Braden opened his mouth to speak, but before he could utter a word, he began to hack uncontrollably, writhing in horrible pain.
Nachari grimaced. “Can’t you do something for him, Kagen?”
Kagen shook his head, and his dark brows furrowed with dismay. “I can’t block his pain, brother. It’s like it’s locked up somewhere in a vault.” He rubbed a soothing hand over Braden’s forehead. “It’s okay, Braden. Go easy…take your time.”
Braden tried to nod. He focused hard on his next word. “Marquis?”
“I’m here, Braden.” Marquis leaned closer. “I’m listening. We all are.”
Braden pressed both hands to his roiling stomach and concentrated. He struggled onto his hands and knees and rocked back and forth in a heart-wrenching attempt to stop the vomiting. “My sickness,” he bit out, “this…it isn’t…mine.” The spasms took him over with renewed force.
Slowly rubbing his back in soothing circles, Kagen coaxed, “Just breathe, son.”
Braden slowly inhaled.
“That’s it. Now let it back out…gently.”
Braden gradually released the breath.
“Good,” Kagen encouraged. “Can you try to talk again?”
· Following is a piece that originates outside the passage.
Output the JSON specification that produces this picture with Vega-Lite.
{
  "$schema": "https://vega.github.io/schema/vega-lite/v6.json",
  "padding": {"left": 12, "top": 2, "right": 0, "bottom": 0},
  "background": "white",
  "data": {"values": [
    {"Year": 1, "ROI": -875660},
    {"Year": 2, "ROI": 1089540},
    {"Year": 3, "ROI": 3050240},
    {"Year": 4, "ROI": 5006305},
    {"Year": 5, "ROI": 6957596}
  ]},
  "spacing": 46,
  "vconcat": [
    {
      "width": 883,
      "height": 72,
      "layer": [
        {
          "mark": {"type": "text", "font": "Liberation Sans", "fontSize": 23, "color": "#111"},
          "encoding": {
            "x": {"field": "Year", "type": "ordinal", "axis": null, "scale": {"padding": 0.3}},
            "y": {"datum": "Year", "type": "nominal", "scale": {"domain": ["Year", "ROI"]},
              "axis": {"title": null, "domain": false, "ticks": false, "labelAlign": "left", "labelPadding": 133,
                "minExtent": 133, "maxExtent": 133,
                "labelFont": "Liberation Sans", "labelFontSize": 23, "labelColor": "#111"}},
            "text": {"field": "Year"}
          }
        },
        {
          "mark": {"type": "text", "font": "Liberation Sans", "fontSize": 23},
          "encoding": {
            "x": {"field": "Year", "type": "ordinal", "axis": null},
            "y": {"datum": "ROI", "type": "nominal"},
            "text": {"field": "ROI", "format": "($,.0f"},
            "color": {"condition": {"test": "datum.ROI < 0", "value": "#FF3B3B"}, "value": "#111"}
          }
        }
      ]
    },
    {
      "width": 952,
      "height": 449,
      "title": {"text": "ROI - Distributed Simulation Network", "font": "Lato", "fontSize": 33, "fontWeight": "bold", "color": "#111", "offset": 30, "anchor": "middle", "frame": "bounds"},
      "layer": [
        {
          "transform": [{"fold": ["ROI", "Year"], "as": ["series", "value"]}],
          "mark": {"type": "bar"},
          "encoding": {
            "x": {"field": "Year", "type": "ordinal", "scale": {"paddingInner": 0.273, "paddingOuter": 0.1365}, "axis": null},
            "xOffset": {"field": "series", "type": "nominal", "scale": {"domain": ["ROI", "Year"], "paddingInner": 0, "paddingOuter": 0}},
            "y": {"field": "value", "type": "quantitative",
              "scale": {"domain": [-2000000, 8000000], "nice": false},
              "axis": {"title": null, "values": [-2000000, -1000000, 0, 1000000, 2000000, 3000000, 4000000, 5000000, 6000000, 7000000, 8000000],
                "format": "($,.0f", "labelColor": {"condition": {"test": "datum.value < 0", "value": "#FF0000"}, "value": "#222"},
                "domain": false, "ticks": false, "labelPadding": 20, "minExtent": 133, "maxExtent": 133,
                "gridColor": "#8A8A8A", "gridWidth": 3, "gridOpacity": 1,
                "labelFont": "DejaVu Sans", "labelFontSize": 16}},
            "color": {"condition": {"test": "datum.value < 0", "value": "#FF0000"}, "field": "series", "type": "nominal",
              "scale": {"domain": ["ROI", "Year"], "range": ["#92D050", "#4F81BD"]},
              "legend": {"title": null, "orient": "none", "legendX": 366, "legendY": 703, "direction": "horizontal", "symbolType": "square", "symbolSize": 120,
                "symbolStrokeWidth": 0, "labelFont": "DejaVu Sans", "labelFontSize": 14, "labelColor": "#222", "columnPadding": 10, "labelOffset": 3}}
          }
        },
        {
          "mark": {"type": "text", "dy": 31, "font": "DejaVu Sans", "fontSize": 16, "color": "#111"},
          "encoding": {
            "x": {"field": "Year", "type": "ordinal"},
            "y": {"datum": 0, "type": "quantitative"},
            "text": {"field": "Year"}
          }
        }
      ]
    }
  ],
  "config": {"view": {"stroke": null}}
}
Braden wiped his mouth with the back of his hand and sluggishly nodded his head. When, at last, he began to speak, there was a growing desperation in his voice, and it wasn’t from the pain. “It isn’t…me,” he stuttered. “Not in my body. It’s Napolean!” He moaned from the nausea and spat some lingering bitterness on the ground. “The cabins … by the stables … go … to … Napolean!”
Marquis’s voice was as lethal as it was calm. “What is happening to Napolean, Braden?”
“Does it have something to do with his destiny,” Nathaniel asked.
“Possession.” Braden groaned the word aloud.
“Possession?” Kagen repeated.
Nachari could have heard a pin drop, and then Marquis exploded—
“From what? By whom!”
All at once, Braden fell to his back and cried out as his ribs began to snap one by one, the narrow bones bulging grotesquely through his skin.